= CLEO (router) =

CLEO, the Cisco router in Low Earth Orbit, is an Internet router from Cisco Systems that was integrated into the UK-DMC Disaster Monitoring Constellation satellite built by Surrey Satellite Technology Ltd (SSTL) as a secondary experimental hosted payload, and launched into space with the satellite and sister satellites on a Kosmos 3M rocket from Plesetsk on 27 September 2003.

CLEO and the UK-DMC satellite were tested over five years to show the feasibility of extending the Internet to orbit, using both the Internet Protocol and Mobile IP. CLEO was configured by NASA's Glenn Research Center to be used with Virtual Mission Operations Center (VMOC) software from General Dynamics as part of a large internetworking exercise from the field at Vandenberg Air Force Base in June 2004.

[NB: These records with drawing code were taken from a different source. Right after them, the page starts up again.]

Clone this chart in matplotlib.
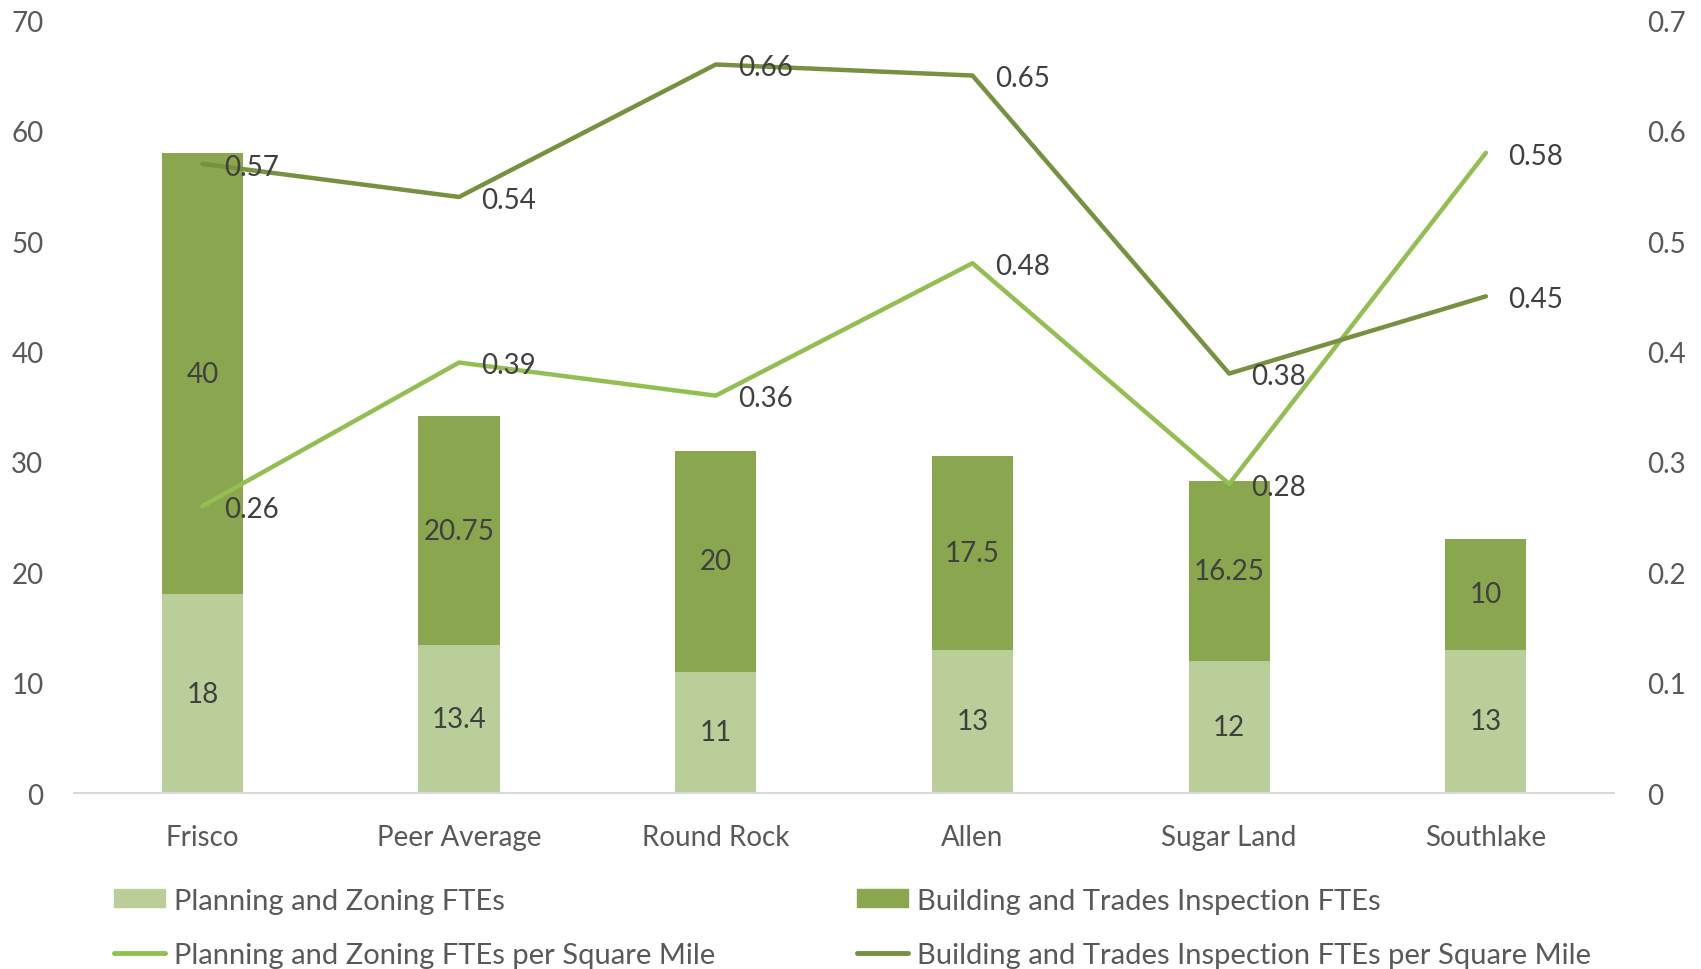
import matplotlib
matplotlib.use("Agg")
import matplotlib.pyplot as plt
import numpy as np
from matplotlib.patches import Patch
from matplotlib.lines import Line2D

plt.rcParams['font.family'] = ['Lato', 'DejaVu Sans']

cities = ["Frisco", "Peer Average", "Round Rock", "Allen", "Sugar Land", "Southlake"]
planning_ftes = [18, 13.4, 11, 13, 12, 13]
building_ftes = [40, 20.75, 20, 17.5, 16.25, 10]
planning_per_sqmi = [0.26, 0.39, 0.36, 0.48, 0.28, 0.58]
building_per_sqmi = [0.57, 0.54, 0.66, 0.65, 0.38, 0.45]

c_pz_bar = "#B9CE98"
c_bt_bar = "#8AA64E"
c_pz_line = "#93BE52"
c_bt_line = "#76913F"
tick_col = "#595959"
lab_col = "#404040"

fig = plt.figure(figsize=(17.01, 9.70), dpi=100)
ax = fig.add_axes([0.0435, 0.1814, 0.9055, 0.7966])
x = np.arange(len(cities))
w = 0.316

b1 = ax.bar(x, planning_ftes, w, color=c_pz_bar)
b2 = ax.bar(x, building_ftes, w, bottom=planning_ftes, color=c_bt_bar)

for i in range(len(x)):
    ax.text(x[i], planning_ftes[i] / 2, f"{planning_ftes[i]:g}", ha="center", va="center",
            fontsize=20, color=lab_col)
    ax.text(x[i], planning_ftes[i] + building_ftes[i] / 2, f"{building_ftes[i]:g}",
            ha="center", va="center", fontsize=20, color=lab_col)

ax.set_xlim(-0.5, 5.5)
ax.set_ylim(0, 70)
ax.set_yticks(range(0, 71, 10))
ax.set_xticks(x)
ax.set_xticklabels(cities)
for s in ["top", "right", "left"]:
    ax.spines[s].set_visible(False)
ax.spines["bottom"].set_color("#D9D9D9")
ax.spines["bottom"].set_linewidth(1.5)
ax.tick_params(axis="y", length=0, pad=22, labelsize=20, labelcolor=tick_col)
ax.tick_params(axis="x", length=0, pad=22, labelsize=20, labelcolor=tick_col)

ax2 = ax.twinx()
ax2.plot(x, planning_per_sqmi, color=c_pz_line, lw=3.2, solid_capstyle="round")
ax2.plot(x, building_per_sqmi, color=c_bt_line, lw=3.2, solid_capstyle="round")
ax2.set_ylim(0, 0.7)
ax2.set_yticks(np.arange(0, 0.71, 0.1))
ax2.set_yticklabels(["0", "0.1", "0.2", "0.3", "0.4", "0.5", "0.6", "0.7"])
for s in ax2.spines.values():
    s.set_visible(False)
ax2.tick_params(axis="y", length=0, pad=24, labelsize=20, labelcolor=tick_col)

for vals in (planning_per_sqmi, building_per_sqmi):
    for i, v in enumerate(vals):
        ax2.annotate(f"{v:g}", (x[i], v), xytext=(16, -2), textcoords="offset points",
                     ha="left", va="center", fontsize=20, color=lab_col)

h1 = [Patch(color=c_pz_bar), Line2D([], [], color=c_pz_line, lw=3.5, solid_capstyle="round")]
l1 = ["Planning and Zoning FTEs", "Planning and Zoning FTEs per Square Mile"]
h2 = [Patch(color=c_bt_bar), Line2D([], [], color=c_bt_line, lw=3.5, solid_capstyle="round")]
l2 = ["Building and Trades Inspection FTEs", "Building and Trades Inspection FTEs per Square Mile"]

leg_kw = dict(frameon=False, fontsize=21, labelcolor=tick_col, handlelength=1.75,
              handleheight=0.6, handletextpad=0.3, labelspacing=0.98, borderpad=0,
              borderaxespad=0)
fig.legend(h1, l1, loc="upper left", bbox_to_anchor=(0.067, 0.084), **leg_kw)
fig.legend(h2, l2, loc="upper left", bbox_to_anchor=(0.504, 0.084), **leg_kw)

fig.savefig("out.png", dpi=100)
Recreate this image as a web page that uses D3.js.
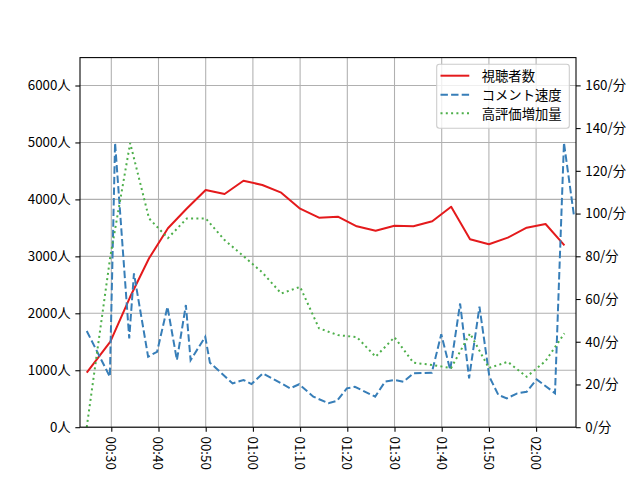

On 29 March 2007, CLEO was configured for and tested on IPsec and IPv6 use, making this the first use of IPv6 on board a satellite in orbit.

The use of CLEO builds on and validates the approach to use of the Internet Protocol articulated by Keith Hogie with NASA Goddard and first demonstrated as part of the Operating Missions as Nodes on the Internet (OMNI) effort on board the UoSAT-12 satellite built by SSTL.

CLEO was followed by the IRIS router on a geostationary Intelsat satellite.